Bias E[X] of a unfair die
What if we had different probabilities?
We simply incorporate this into our summations:
1/4 if X exists in {1,2,3}
1/12 if X exists in {4,5,6}
Then the summation of the top definition gives us (1 . 1/4) + (2 . 1/4) + (3 . 1/4) = 6/4 = 1.5.
The summation of the bottom gives us (4 . 1/12) + (5 . 1/12) + (6 . 1/12) = 15/12 = 5/4 = 1.25.
This gives us the expected value 1.5 + 1.25 = 2.75
Problems with Mean, Median and Mode
Normally, when we have all of these statistics in front of us, we see similarities. For examples, take this below example as scores from students:
- 10 score 20%
- 35 score 50%
- 25 score 60%
- 30 score 90%
The mode is 50%, the median is 60% and the mean is 61.5%.
However, messing with data can give us a massive distance between mode/median and mean:
Lets say we have 61 who score 25%, and 39 who score 100%.
The mean is roughly 54.25%, but the mode and median are way lower, giving us 25% for both.
Variance
Variance, or Var(X), is the summation of the values of the square of the random variables subtract the expected values. Essentially:
Σ (r(X_i) - E[X])^2
The higher the variance is, the most likely the data is spread out and the more likely the random variable deviates from the expected one, therefore demonstrating how impactful this could be on the mean.
Exact Standard Deviation
This is essentially the square root of the variance, and quantifies how much the individual data points in a dataset deviate, on average, from the expected value of the dataset (same as variance).
Estimated Standard Deviation
Since there can be a lot of variables and expected values going into this summation of variance/ExactSD, we can just take a sample instead of <y_1,y_2,…,y_n>, which these values equate to the random variables of <x_1, x_2,…,x_n> from the original saple, giving us the equation:
sqrt( (Σ (r(y_i) - E[y] )^2) / N)
This seems very hard to read, so lets break it down.
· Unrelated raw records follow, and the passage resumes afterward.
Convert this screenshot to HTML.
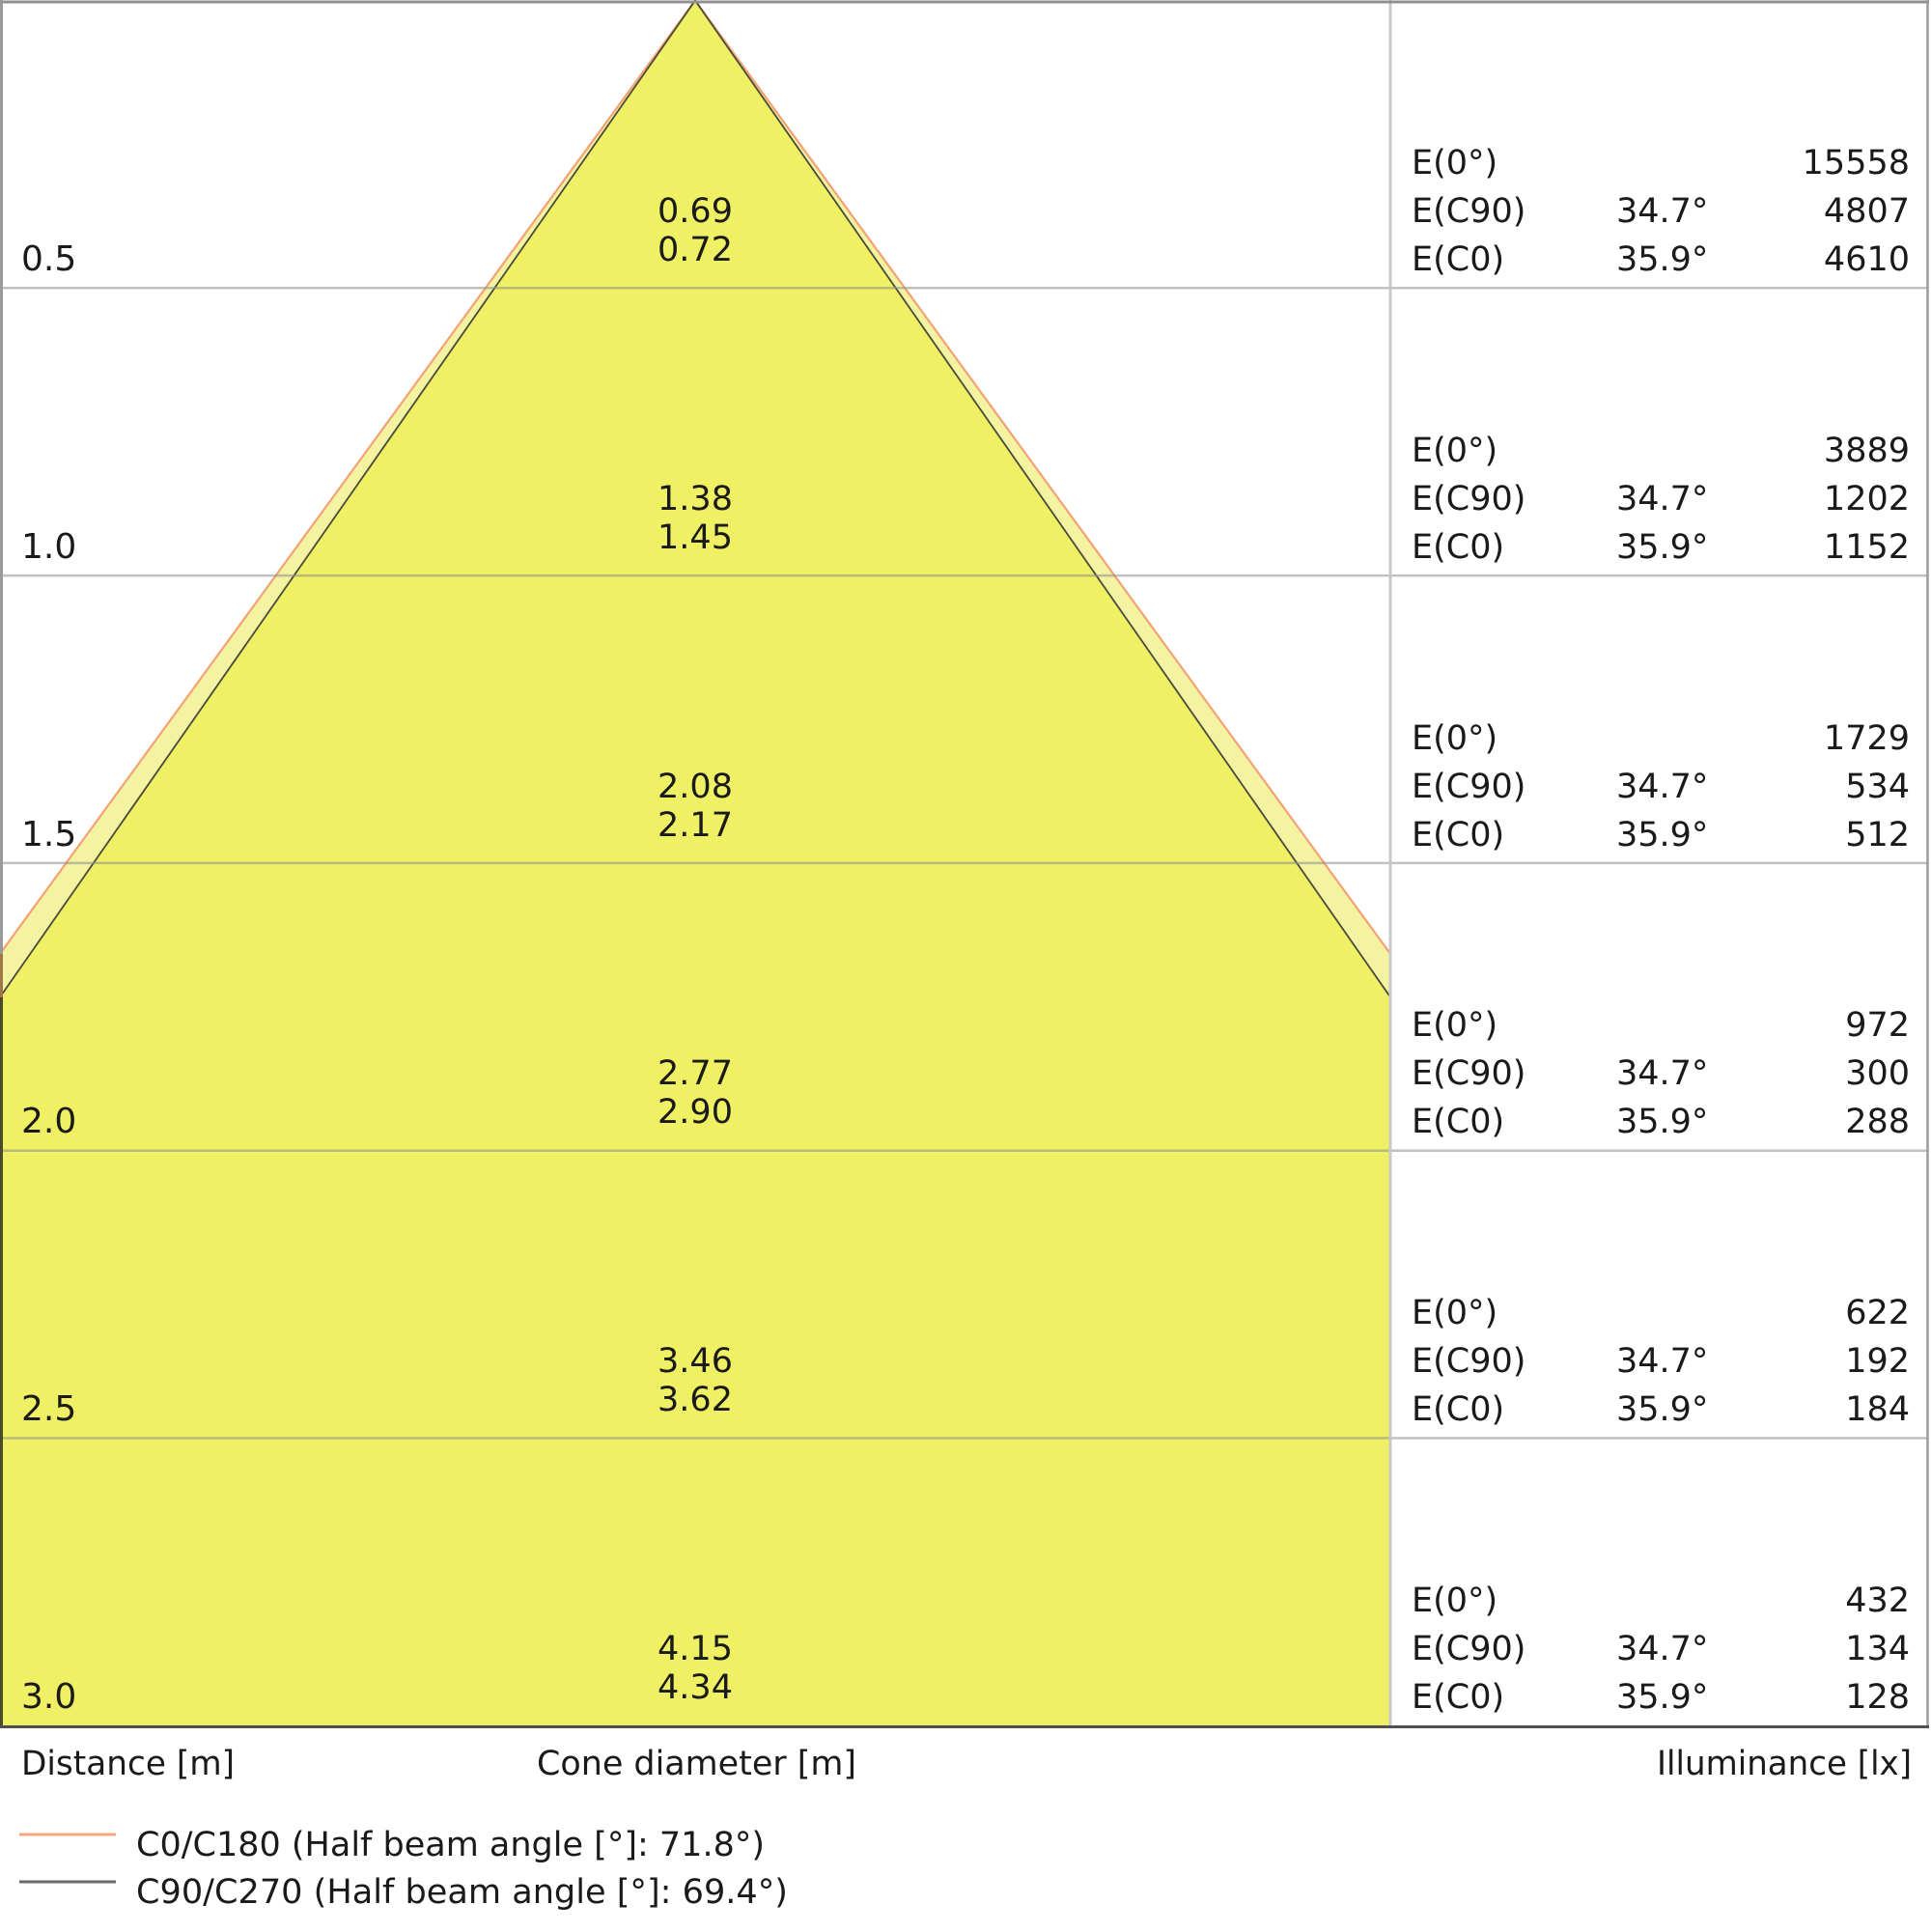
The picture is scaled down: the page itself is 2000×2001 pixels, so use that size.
<!DOCTYPE html>
<html>
<head>
<meta charset="utf-8">
<style>
html,body{margin:0;padding:0;background:#fff;}
svg{display:block;}
text{font-family:"DejaVu Sans","Liberation Sans",sans-serif;fill:#1a1a1a;}
</style>
</head>
<body>
<svg width="2000" height="2001" viewBox="0 0 2000 2001" xmlns="http://www.w3.org/2000/svg">
<rect x="0" y="0" width="2000" height="2001" fill="#ffffff"/>
<!-- cones -->
<polygon points="720,0.5 1440,987.8 1440,1787.3 0,1787.3 0,987.8" fill="#f3f3a2"/>
<polygon points="720,0.5 1440,1032.7 1440,1787.3 0,1787.3 0,1032.7" fill="#eff064"/>
<polyline points="0,987.8 720,0.5 1440,987.8" fill="none" stroke="#f4a274" stroke-width="2.2"/>
<polyline points="0,1032.7 720,0.5 1440,1032.7" fill="none" stroke="#4a4a3a" stroke-width="1.8"/>
<!-- grid lines -->
<g stroke="#8c8c8c" stroke-opacity="0.55" stroke-width="2.5">
<line x1="0" y1="298.3" x2="1997" y2="298.3"/>
<line x1="0" y1="596.1" x2="1997" y2="596.1"/>
<line x1="0" y1="893.9" x2="1997" y2="893.9"/>
<line x1="0" y1="1191.7" x2="1997" y2="1191.7"/>
<line x1="0" y1="1489.5" x2="1997" y2="1489.5"/>
</g>
<line x1="1440" y1="0" x2="1440" y2="1788" stroke="#c9c9c9" stroke-width="3"/>
<!-- borders -->
<line x1="0" y1="2" x2="1998" y2="2" stroke="#8f8f8f" stroke-width="3"/>
<line x1="1996.5" y1="0" x2="1996.5" y2="1789" stroke="#9a9a9a" stroke-width="2.5"/>
<line x1="1.5" y1="0" x2="1.5" y2="988" stroke="#9a9a9a" stroke-width="3"/>
<line x1="1.5" y1="988" x2="1.5" y2="1033" stroke="#a0784a" stroke-width="3"/>
<line x1="1.5" y1="1033" x2="1.5" y2="1789" stroke="#4a4a2a" stroke-width="3"/>
<line x1="0" y1="1788.5" x2="1998" y2="1788.5" stroke="#4f4f4f" stroke-width="3"/>

<!-- left distance labels -->
<g font-size="36">
<text x="22" y="280">0.5</text>
<text x="22" y="578">1.0</text>
<text x="22" y="876">1.5</text>
<text x="22" y="1173">2.0</text>
<text x="22" y="1471">2.5</text>
<text x="22" y="1769">3.0</text>
</g>

<!-- cone diameters -->
<g font-size="35" text-anchor="middle">
<text x="720" y="230">0.69</text><text x="720" y="270">0.72</text>
<text x="720" y="528">1.38</text><text x="720" y="568">1.45</text>
<text x="720" y="826">2.08</text><text x="720" y="866">2.17</text>
<text x="720" y="1123">2.77</text><text x="720" y="1163">2.90</text>
<text x="720" y="1421">3.46</text><text x="720" y="1461">3.62</text>
<text x="720" y="1719">4.15</text><text x="720" y="1759">4.34</text>
</g>

<!-- table -->
<g font-size="35">
<text x="1462" y="180">E(0°)</text><text x="1462" y="230">E(C90)</text><text x="1462" y="280">E(C0)</text>
<text x="1462" y="478">E(0°)</text><text x="1462" y="528">E(C90)</text><text x="1462" y="578">E(C0)</text>
<text x="1462" y="776">E(0°)</text><text x="1462" y="826">E(C90)</text><text x="1462" y="876">E(C0)</text>
<text x="1462" y="1073">E(0°)</text><text x="1462" y="1123">E(C90)</text><text x="1462" y="1173">E(C0)</text>
<text x="1462" y="1371">E(0°)</text><text x="1462" y="1421">E(C90)</text><text x="1462" y="1471">E(C0)</text>
<text x="1462" y="1669">E(0°)</text><text x="1462" y="1719">E(C90)</text><text x="1462" y="1769">E(C0)</text>

<text x="1674" y="230">34.7°</text><text x="1674" y="280">35.9°</text>
<text x="1674" y="528">34.7°</text><text x="1674" y="578">35.9°</text>
<text x="1674" y="826">34.7°</text><text x="1674" y="876">35.9°</text>
<text x="1674" y="1123">34.7°</text><text x="1674" y="1173">35.9°</text>
<text x="1674" y="1421">34.7°</text><text x="1674" y="1471">35.9°</text>
<text x="1674" y="1719">34.7°</text><text x="1674" y="1769">35.9°</text>
</g>
<g font-size="35" text-anchor="end">
<text x="1978" y="180">15558</text><text x="1978" y="230">4807</text><text x="1978" y="280">4610</text>
<text x="1978" y="478">3889</text><text x="1978" y="528">1202</text><text x="1978" y="578">1152</text>
<text x="1978" y="776">1729</text><text x="1978" y="826">534</text><text x="1978" y="876">512</text>
<text x="1978" y="1073">972</text><text x="1978" y="1123">300</text><text x="1978" y="1173">288</text>
<text x="1978" y="1371">622</text><text x="1978" y="1421">192</text><text x="1978" y="1471">184</text>
<text x="1978" y="1669">432</text><text x="1978" y="1719">134</text><text x="1978" y="1769">128</text>
</g>

<!-- axis titles -->
<g font-size="35">
<text x="22" y="1838" textLength="221" lengthAdjust="spacingAndGlyphs">Distance [m]</text>
<text x="556" y="1838" textLength="331" lengthAdjust="spacingAndGlyphs">Cone diameter [m]</text>
<text x="1716" y="1838" textLength="264" lengthAdjust="spacingAndGlyphs">Illuminance [lx]</text>
</g>

<!-- legend -->
<line x1="20" y1="1900" x2="120" y2="1900" stroke="#f5a67a" stroke-width="3"/>
<line x1="20" y1="1949" x2="120" y2="1949" stroke="#6a6a6a" stroke-width="3"/>
<g font-size="35">
<text x="141" y="1922" textLength="651" lengthAdjust="spacingAndGlyphs">C0/C180 (Half beam angle [°]: 71.8°)</text>
<text x="141" y="1971" textLength="675" lengthAdjust="spacingAndGlyphs">C90/C270 (Half beam angle [°]: 69.4°)</text>
</g>
</svg>
</body>
</html>
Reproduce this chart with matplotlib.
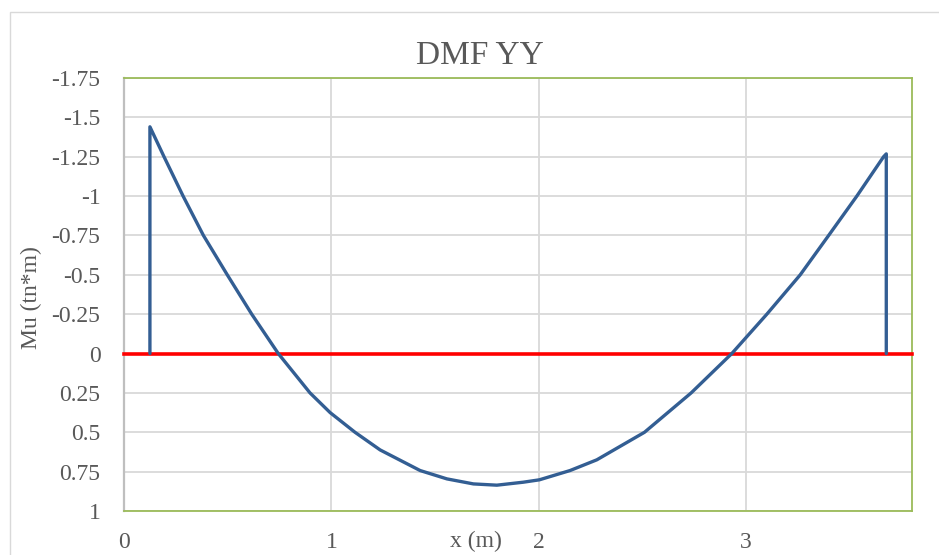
import matplotlib
matplotlib.use('Agg')
import matplotlib.pyplot as plt
from matplotlib.patches import Rectangle

# moment diagram points (x in m, Mu in tn*m)
x_vals = [0.125, 0.125, 0.193, 0.285, 0.383, 0.498, 0.616, 0.744, 0.897,
          0.994, 1.114, 1.235, 1.428, 1.557, 1.685, 1.798, 1.926, 2.003,
          2.151, 2.280, 2.51, 2.735, 2.931, 3.100, 3.261, 3.398, 3.534,
          3.663, 3.676, 3.676]
mu_vals = [0.0, -1.44, -1.25, -1.0, -0.75, -0.5, -0.25, 0.0, 0.25,
           0.375, 0.5, 0.612, 0.743, 0.796, 0.828, 0.836, 0.817, 0.802,
           0.743, 0.675, 0.5, 0.25, 0.0, -0.25, -0.5, -0.75, -1.0,
           -1.25, -1.268, 0.0]

zero_x = [0, 3.8]
zero_y = [0, 0]

y_ticks = [-1.75, -1.5, -1.25, -1, -0.75, -0.5, -0.25, 0, 0.25, 0.5, 0.75, 1]
y_labels = ['-1.75', '-1.5', '-1.25', '-1', '-0.75', '-0.5', '-0.25', '0',
            '0.25', '0.5', '0.75', '1']
x_ticks = [0, 1, 2, 3]

plt.rcParams['font.family'] = ['Liberation Serif', 'DejaVu Serif']
grey = '#595959'

fig = plt.figure(figsize=(9.39, 5.55), dpi=100)
ax = fig.add_axes([124/939, 44/555, 788/939, 433/555])

ax.plot(zero_x, zero_y, color='#FF0000', lw=2.6, zorder=3, clip_on=False)
ax.plot(x_vals, mu_vals, color='#335E93', lw=2.4, zorder=4,
        solid_joinstyle='round', solid_capstyle='round')

ax.set_xlim(0, 3.8)
ax.set_ylim(1, -1.75)
ax.set_yticks(y_ticks)
ax.set_yticklabels(y_labels)
ax.set_xticks(x_ticks)
ax.tick_params(length=0, labelsize=17, colors=grey)
ax.tick_params(axis='y', pad=17)
ax.tick_params(axis='x', pad=15)
ax.grid(True, color='#D9D9D9', lw=1.3)
ax.set_axisbelow(True)

for side in ['top', 'right', 'bottom']:
    ax.spines[side].set_color('#9BBB59')
    ax.spines[side].set_linewidth(1.3)
ax.spines['left'].set_color('#BFBFBF')
ax.spines['left'].set_linewidth(1.6)

fig.text(480/939, 1 - 56/555, 'DMF YY', ha='center', va='center',
         fontsize=24, color=grey)
fig.text(31/939, 1 - 298/555, 'Mu (tn*m)', ha='center', va='center',
         rotation=90, fontsize=17, color=grey)
fig.text(476/939, 1 - 541/555, 'x (m)', ha='center', va='center',
         fontsize=17, color=grey)

# chart area border
fig.patches.append(Rectangle((10/939, -0.05), 1.0, (555 - 12)/555 + 0.05,
                             transform=fig.transFigure, fill=False,
                             edgecolor='#D9D9D9', lw=1.0))

fig.savefig('out.png', dpi=100)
We first find out the random variable of y_1, and subtract it from the expected value of Y, since this does not change due to it being the expected value of the whole set of Y.
We square this answer, and then repeated for y_2, y_3 and so on…
We then take this answer, and divide it by N (changed later to N-1 in Bessel’s Correction). This is so we can reduce the impact of invalid results as heavily as it would do (we want a good idea of what the deviation is, not a completely chaotic number).
We then take all of this, and square root it like we would do in exact standard deviation.
Bessel’s Correction
Essentially, instead of dividing by N, we divide by N-1. This is explained further in data science.